Thursday, August 29, 2019

Panic

Greta Thunberg, who essentially amounts to the tribune for planetary youth to the world's so-called leaders, at least on the question of the climate emergency, calls for a sense of "panic". Panic generally has a uniformly negative connotation. Maybe she misspoke? Condescending adults will no doubt dismiss her remarks in favor of "panic" as an instance of youthful over-enthusiasm, or even mere inexperience, immaturity, or limited command of language.
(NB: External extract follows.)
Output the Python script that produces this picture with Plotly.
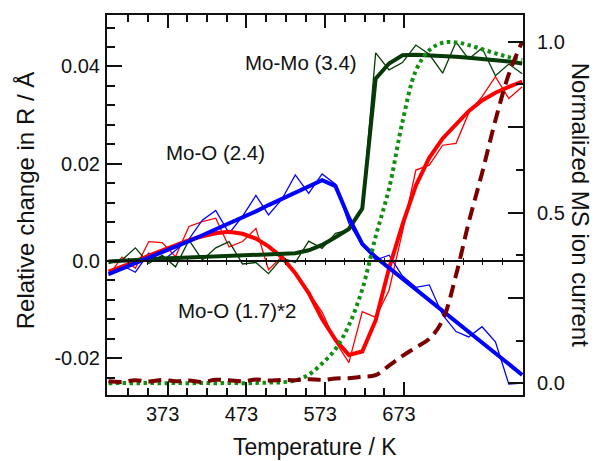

Still, it would behoove us to think very carefully about the matter. There is a strong case to be made that she is precisely right. It hardly needs to be dwelled on that panic can lead to bad results, since we incessantly get no end of warnings and tut-tuts on that score, by the tribunes of the status quo. But impetuous action stemming from panic does not seem to be the greatest source of danger to our collective survival right now.

Consider: when your hand comes in contact with a hot stove, you do not first summon to mind a lecture you once heard from a serious and high-minded college professor about the dangers of precipitous actions, and first consider whether, by flinching, you might possibly dislocate your shoulder, or whether your hand might hit some other object and cause more harm, than if you were to remove your hand with all deliberate but careful speed from the surface in question. No: you flinch. It is a hardwired reaction.

Nor, I should hope, would you quickly succomb to any urgings from other serious, high-minded "authorities" who offered to somehow disable and anaesthetize your involuntary reactions in such circumstances -- whether in exchange for some monetary consideration, or even for free! -- in order to afford you greater deliberative powers.

And yet, the latter is essentially what we have collectively done: succomb to a form of planetary anaesthesis which appears to have deadened if not paralyzed our very ability to collectively "flinch" before the ever more ominous fate that unmistakeably looms before us.